Now, that said, as mentioned earlier, the third story of this book really shines; it's called "The Albertine Notes," a creepy postmodern science-fiction tale, which as any regular reader of this website can attest is something I simply love, love, love. It is in fact a story that repeats many of the "big ideas" behind a lot of other books I've reviewed here this year -- Chuck Pahalniuk's Rant, for example, or Matthew Sharpe's Jamestown -- it is the story of a post-apocalyptic America, a story that combines both 9/11 and the New Orleans Tragedy, a world where a "dirty bomb" goes off in Manhattan and blows up a third of the entire island, but a combination of government ineptitude and public apathy guarantees that no one ever cleans it up. It is a world where survivors stumble around in a mad daze; a world where all outside communication has been knocked out, so that no one around knows whether this is the way the rest of the world is working these days too, or if the rest of the world has literally given up on them like what happened with New Orleans. It's heavy stuff; it's heavy stuff.

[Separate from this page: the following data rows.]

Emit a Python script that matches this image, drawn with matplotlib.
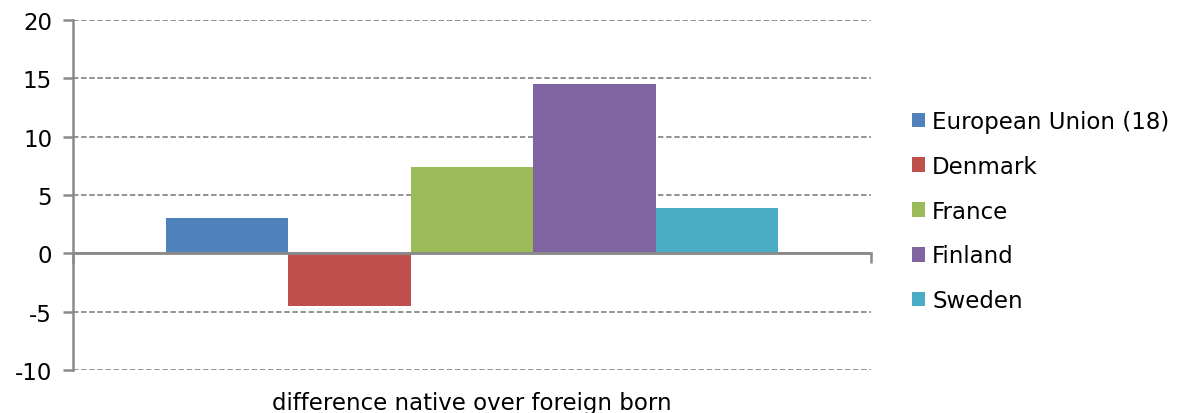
import matplotlib.pyplot as plt

# Data
countries = ['European Union (18)', 'Denmark', 'France', 'Finland', 'Sweden']
values = [3.0, -4.5, 7.4, 14.5, 3.9]
colors = ['#4F81BD', '#C0504D', '#9BBB59', '#8064A2', '#4BACC6']
category = 'difference native over foreign born'
yticks = [-10, -5, 0, 5, 10, 15, 20]

plt.rcParams['font.family'] = ['DejaVu Sans']
fs = 16.5

fig = plt.figure(figsize=(11.91, 4.14), dpi=100)
ax = fig.add_axes([0.0613, 0.104, 0.67, 0.845])

n = len(values)
width = 0.767 / n
for i, (name, val, col) in enumerate(zip(countries, values, colors)):
    ax.bar((i - (n - 1) / 2) * width, val, width, color=col, label=name, zorder=2)

ax.set_xlim(-0.5, 0.5)
ax.set_ylim(-10, 20)
ax.set_yticks(yticks)
ax.set_yticklabels([str(t) for t in yticks])

gray = '#8a8a8a'
ax.yaxis.grid(True, color=gray, linestyle=(0, (3, 1.5)), linewidth=1.3, zorder=0)
ax.axhline(0, color=gray, linewidth=1.8, zorder=3)

for s in ['top', 'right']:
    ax.spines[s].set_visible(False)
ax.spines['left'].set_color(gray)
ax.spines['left'].set_linewidth(1.8)
ax.spines['bottom'].set_position(('data', 0))
ax.spines['bottom'].set_color(gray)
ax.spines['bottom'].set_linewidth(1.8)

ax.set_xticks([-0.5, 0.5])
ax.set_xticklabels(['', ''])
ax.tick_params(axis='x', colors=gray, length=7, width=1.8, direction='out')
ax.tick_params(axis='y', colors=gray, length=7, width=1.8, direction='out',
               labelcolor='black', labelsize=fs, pad=8)

ax.text(0.5, -0.093, category, transform=ax.transAxes, ha='center', va='center',
        fontsize=fs)

ax.legend(loc='center left', bbox_to_anchor=(1.025, 0.454), frameon=False,
          fontsize=fs, handlelength=0.6, handleheight=0.6, handletextpad=0.3,
          labelspacing=0.95)

fig.savefig('out.png', dpi=100)
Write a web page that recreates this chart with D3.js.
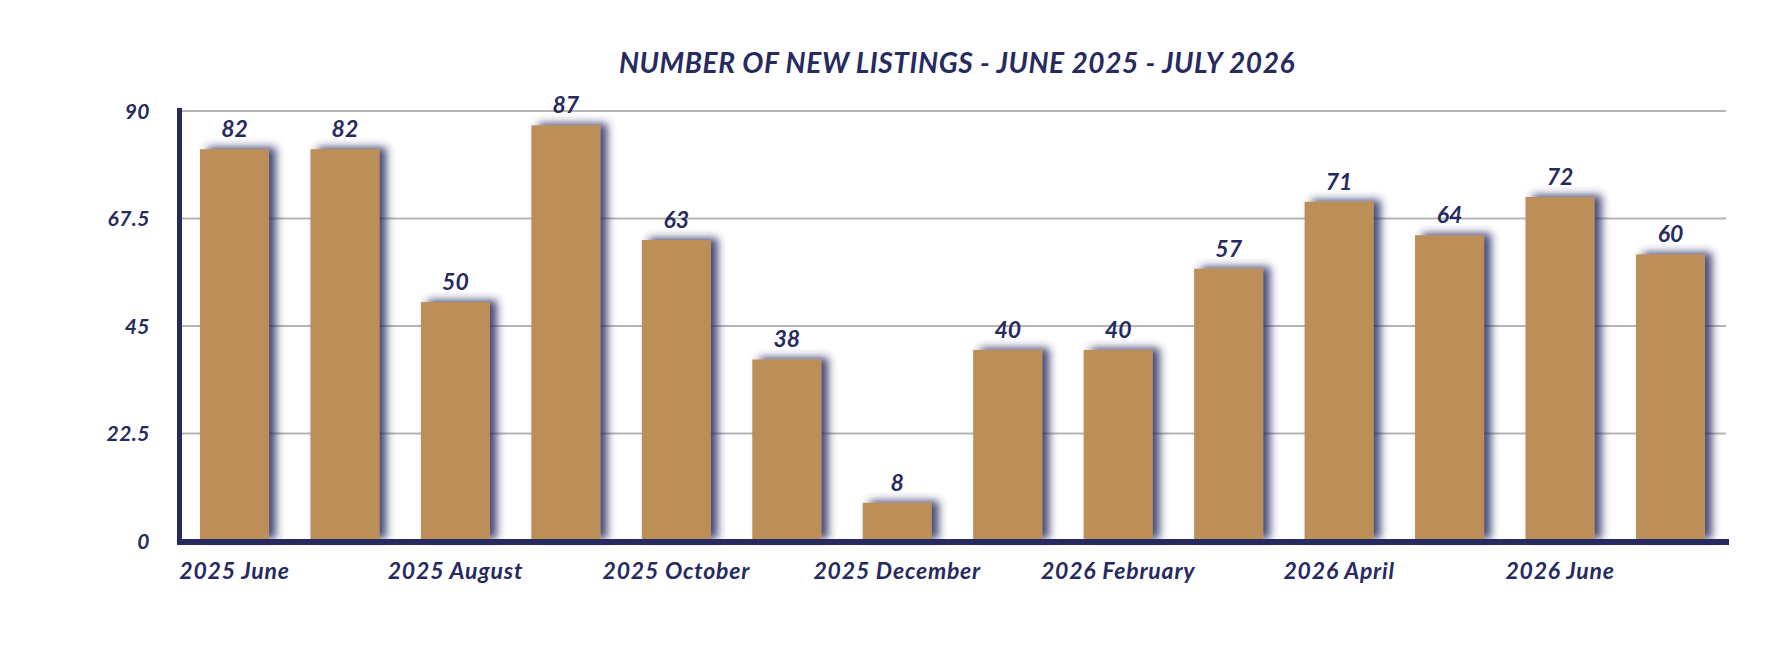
<!DOCTYPE html>
<html>
<head>
<meta charset="utf-8">
<script src="https://cdn.jsdelivr.net/npm/d3@7"></script>
<style>
  html, body { margin: 0; padding: 0; background: #ffffff; }
  text { font-family: "Lato", "Open Sans", sans-serif; font-weight: 700; font-style: italic; fill: #262a5e; }
</style>
</head>
<body>
<div id="chart-container"></div>
<script>
// chart data
var months = ["2025 June", "2025 July", "2025 August", "2025 September", "2025 October",
              "2025 November", "2025 December", "2026 January", "2026 February", "2026 March",
              "2026 April", "2026 May", "2026 June", "2026 July"];
var newListings = [82, 82, 50, 87, 63, 38, 8, 40, 40, 57, 71, 64, 72, 60];
var yTicks = [0, 22.5, 45, 67.5, 90];
var chartTitle = "NUMBER OF NEW LISTINGS - JUNE 2025 - JULY 2026";

var width = 1772, height = 656;
var navy = "#262a5e";
var gold = "#bc8e59";

var svg = d3.select("#chart-container").append("svg")
    .attr("width", width)
    .attr("height", height);

// blurred navy shadow behind the bars
var defs = svg.append("defs");
var filter = defs.append("filter")
    .attr("id", "barShadow")
    .attr("x", "-30%").attr("y", "-30%")
    .attr("width", "160%").attr("height", "160%");
filter.append("feDropShadow")
    .attr("dx", 7).attr("dy", -2)
    .attr("stdDeviation", 4)
    .attr("flood-color", navy)
    .attr("flood-opacity", 0.85);

var x = d3.scaleBand()
    .domain(months)
    .range([179, 1726])
    .paddingInner(0.375)
    .paddingOuter(0.19);

var y = d3.scaleLinear()
    .domain([0, 90])
    .range([541, 111]);

// title
svg.append("text")
    .attr("x", 957)
    .attr("y", 73)
    .attr("text-anchor", "middle")
    .style("font-size", "28px")
    .style("letter-spacing", "0.6px")
    .text(chartTitle);

// gridlines
svg.append("g")
    .selectAll("line")
    .data(yTicks.filter(function(d) { return d > 0; }))
    .enter()
    .append("line")
    .attr("x1", 180)
    .attr("x2", 1726)
    .attr("y1", function(d) { return y(d); })
    .attr("y2", function(d) { return y(d); })
    .attr("stroke", "#b5b5b5")
    .attr("stroke-width", 2);

// y tick labels
svg.append("g")
    .selectAll("text")
    .data(yTicks)
    .enter()
    .append("text")
    .attr("x", 150)
    .attr("y", function(d) { return y(d); })
    .attr("dy", "0.36em")
    .attr("text-anchor", "end")
    .style("font-size", "21px")
    .style("letter-spacing", "0.5px")
    .text(function(d) { return d; });

// bars
svg.append("g")
    .selectAll("rect")
    .data(newListings)
    .enter()
    .append("rect")
    .attr("x", function(d, i) { return x(months[i]); })
    .attr("y", function(d) { return y(d); })
    .attr("width", x.bandwidth())
    .attr("height", function(d) { return y(0) - y(d); })
    .attr("fill", gold)
    .attr("filter", "url(#barShadow)");

// value labels
svg.append("g")
    .selectAll("text")
    .data(newListings)
    .enter()
    .append("text")
    .attr("x", function(d, i) { return x(months[i]) + x.bandwidth() / 2; })
    .attr("y", function(d) { return y(d) - 12; })
    .attr("text-anchor", "middle")
    .style("font-size", "23px")
    .text(function(d) { return d; });

// axis lines
svg.append("line")
    .attr("x1", 179.5).attr("x2", 179.5)
    .attr("y1", 108).attr("y2", 545)
    .attr("stroke", navy)
    .attr("stroke-width", 5);

svg.append("line")
    .attr("x1", 177).attr("x2", 1729)
    .attr("y1", 542).attr("y2", 542)
    .attr("stroke", navy)
    .attr("stroke-width", 6);

// x labels, every other month
svg.append("g")
    .selectAll("text")
    .data(months.filter(function(d, i) { return i % 2 === 0; }))
    .enter()
    .append("text")
    .attr("x", function(d) { return x(d) + x.bandwidth() / 2; })
    .attr("y", 579)
    .attr("text-anchor", "middle")
    .style("font-size", "23px")
    .style("letter-spacing", "0.8px")
    .text(function(d) { return d; });
</script>
</body>
</html>
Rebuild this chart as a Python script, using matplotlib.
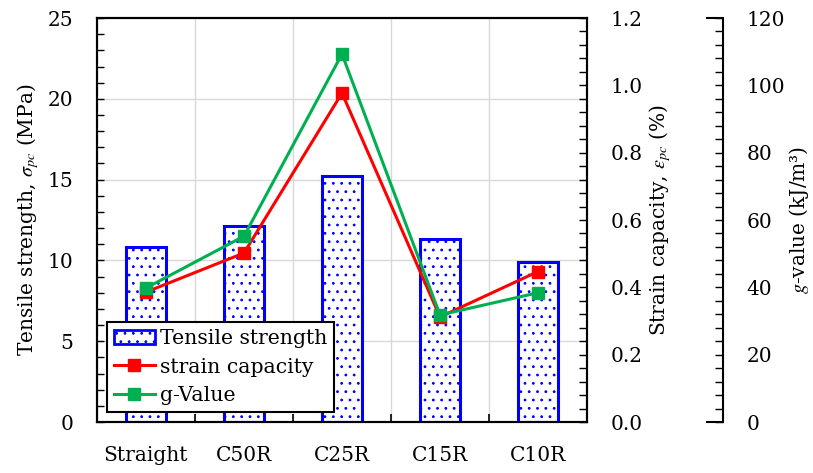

In what's bound to be a huge surprise to many, Moody weaves an infinitely complex tale within this apocalyptic environment in Albertine, a multilayered, tech-savvy nightmare that recalls all the best of the last 20 years of science-fiction -- a world where a five-sense-inducing drug has been invented, where the entire society has become addicted to it in order to elude thinking about the downfall of America. Where certain people end up taking so much of this drug, they realize that they can see into the future as well, and have decided to try to delve "back" into this future, as a way of perhaps changing the events that lead to the living hell they're all dealing with these days. It is a twisted story; a complex story; a densely literary story for all you MFA holders out there. The ending will blow your mind, and all the parts leading up to it will blow your mind too.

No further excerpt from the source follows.